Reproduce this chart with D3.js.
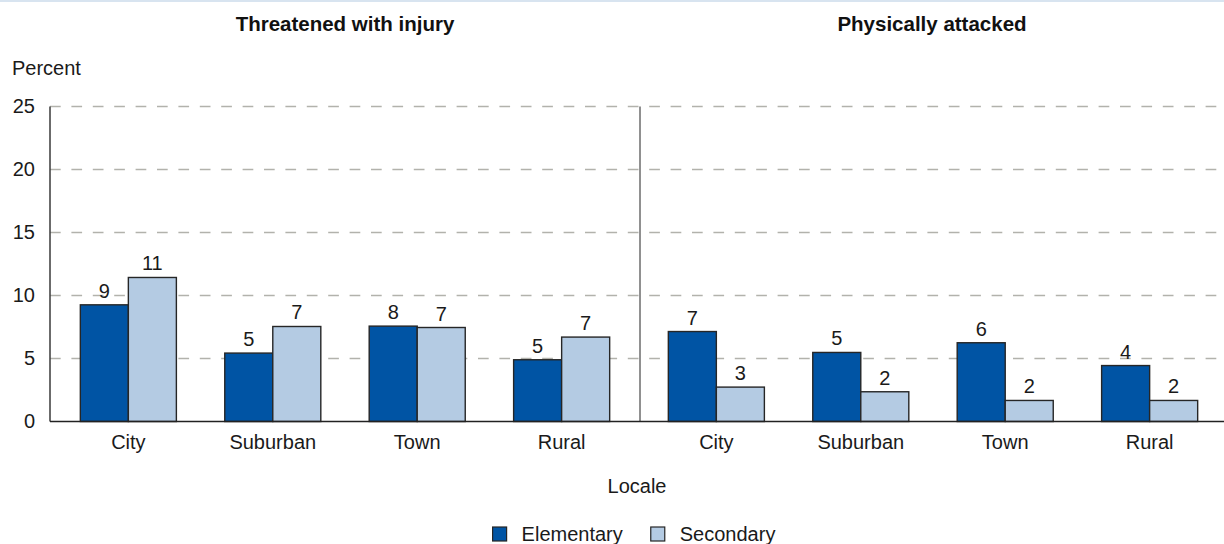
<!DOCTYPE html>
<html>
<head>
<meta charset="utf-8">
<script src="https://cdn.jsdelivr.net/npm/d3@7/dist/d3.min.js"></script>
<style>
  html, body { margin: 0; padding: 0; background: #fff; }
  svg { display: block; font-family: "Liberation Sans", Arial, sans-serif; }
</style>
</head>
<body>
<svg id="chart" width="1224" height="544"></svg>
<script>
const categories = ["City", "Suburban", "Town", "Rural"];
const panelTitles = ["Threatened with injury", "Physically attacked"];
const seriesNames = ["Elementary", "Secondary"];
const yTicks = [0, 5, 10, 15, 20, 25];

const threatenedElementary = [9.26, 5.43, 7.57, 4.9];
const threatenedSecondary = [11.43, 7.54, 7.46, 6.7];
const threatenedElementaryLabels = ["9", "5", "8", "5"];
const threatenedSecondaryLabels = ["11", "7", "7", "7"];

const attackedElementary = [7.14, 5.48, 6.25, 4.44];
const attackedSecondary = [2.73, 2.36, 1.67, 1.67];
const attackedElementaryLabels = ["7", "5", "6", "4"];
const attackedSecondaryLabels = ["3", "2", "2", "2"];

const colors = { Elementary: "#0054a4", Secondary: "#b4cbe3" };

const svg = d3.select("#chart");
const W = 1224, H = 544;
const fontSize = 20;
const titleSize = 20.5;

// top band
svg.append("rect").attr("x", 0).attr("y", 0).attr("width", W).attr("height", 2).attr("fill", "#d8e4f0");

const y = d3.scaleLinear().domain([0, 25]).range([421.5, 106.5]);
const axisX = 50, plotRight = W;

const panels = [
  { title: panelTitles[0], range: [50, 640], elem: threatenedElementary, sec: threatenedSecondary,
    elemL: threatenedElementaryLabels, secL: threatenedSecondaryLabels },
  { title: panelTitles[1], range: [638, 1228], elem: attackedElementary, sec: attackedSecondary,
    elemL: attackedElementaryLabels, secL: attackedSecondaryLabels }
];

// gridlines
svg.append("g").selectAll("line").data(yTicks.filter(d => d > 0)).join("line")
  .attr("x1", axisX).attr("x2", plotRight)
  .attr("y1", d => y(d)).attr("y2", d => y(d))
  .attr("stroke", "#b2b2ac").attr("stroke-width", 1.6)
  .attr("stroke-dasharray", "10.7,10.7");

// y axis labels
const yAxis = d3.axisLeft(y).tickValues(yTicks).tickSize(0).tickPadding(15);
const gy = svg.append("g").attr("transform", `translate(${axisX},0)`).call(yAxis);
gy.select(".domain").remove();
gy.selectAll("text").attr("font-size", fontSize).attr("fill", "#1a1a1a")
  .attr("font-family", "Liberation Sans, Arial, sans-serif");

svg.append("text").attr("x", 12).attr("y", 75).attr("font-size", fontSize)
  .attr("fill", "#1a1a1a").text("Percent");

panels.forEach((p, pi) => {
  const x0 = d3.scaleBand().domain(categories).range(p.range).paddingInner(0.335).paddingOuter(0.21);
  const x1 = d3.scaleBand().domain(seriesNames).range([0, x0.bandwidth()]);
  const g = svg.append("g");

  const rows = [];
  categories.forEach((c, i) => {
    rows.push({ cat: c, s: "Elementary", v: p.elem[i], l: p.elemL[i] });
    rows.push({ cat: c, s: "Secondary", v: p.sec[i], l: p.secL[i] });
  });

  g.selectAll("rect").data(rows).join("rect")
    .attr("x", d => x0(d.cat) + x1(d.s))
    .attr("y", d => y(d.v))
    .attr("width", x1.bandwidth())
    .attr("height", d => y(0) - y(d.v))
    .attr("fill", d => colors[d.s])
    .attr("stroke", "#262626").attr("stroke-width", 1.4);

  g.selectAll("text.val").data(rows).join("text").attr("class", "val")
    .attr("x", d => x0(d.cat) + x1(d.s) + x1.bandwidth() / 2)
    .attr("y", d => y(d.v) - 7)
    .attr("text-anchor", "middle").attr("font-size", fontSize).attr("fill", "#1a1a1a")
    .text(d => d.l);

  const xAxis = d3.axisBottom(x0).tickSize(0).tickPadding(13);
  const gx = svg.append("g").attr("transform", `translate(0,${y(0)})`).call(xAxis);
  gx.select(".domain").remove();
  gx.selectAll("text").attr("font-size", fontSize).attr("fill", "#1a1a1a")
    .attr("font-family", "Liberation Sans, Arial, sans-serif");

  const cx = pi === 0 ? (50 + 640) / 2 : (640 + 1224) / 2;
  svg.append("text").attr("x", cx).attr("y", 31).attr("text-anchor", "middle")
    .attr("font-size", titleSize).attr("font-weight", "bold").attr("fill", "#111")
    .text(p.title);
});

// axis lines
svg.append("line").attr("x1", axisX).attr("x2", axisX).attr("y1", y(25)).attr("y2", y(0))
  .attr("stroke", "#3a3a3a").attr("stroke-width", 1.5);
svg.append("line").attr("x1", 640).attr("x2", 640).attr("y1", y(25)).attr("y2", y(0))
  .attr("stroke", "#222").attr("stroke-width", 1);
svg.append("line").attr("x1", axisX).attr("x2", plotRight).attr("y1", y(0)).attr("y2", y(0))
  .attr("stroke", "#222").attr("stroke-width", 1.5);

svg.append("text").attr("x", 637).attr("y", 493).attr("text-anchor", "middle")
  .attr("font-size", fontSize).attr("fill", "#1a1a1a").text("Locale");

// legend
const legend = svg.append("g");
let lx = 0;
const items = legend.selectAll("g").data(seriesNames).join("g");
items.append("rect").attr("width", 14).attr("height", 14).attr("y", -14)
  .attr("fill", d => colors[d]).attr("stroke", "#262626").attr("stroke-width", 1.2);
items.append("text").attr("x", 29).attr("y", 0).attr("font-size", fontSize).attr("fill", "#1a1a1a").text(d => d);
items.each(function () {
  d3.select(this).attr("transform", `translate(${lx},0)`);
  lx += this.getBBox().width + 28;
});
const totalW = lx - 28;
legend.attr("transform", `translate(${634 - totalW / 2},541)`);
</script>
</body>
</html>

——————————

**Task details**
Take every line containing the word "this" and copy it.

**Task solution**
Reproduce this chart with D3.js.
  d3.select(this).attr("transform", `translate(${lx},0)`);
  lx += this.getBBox().width + 28;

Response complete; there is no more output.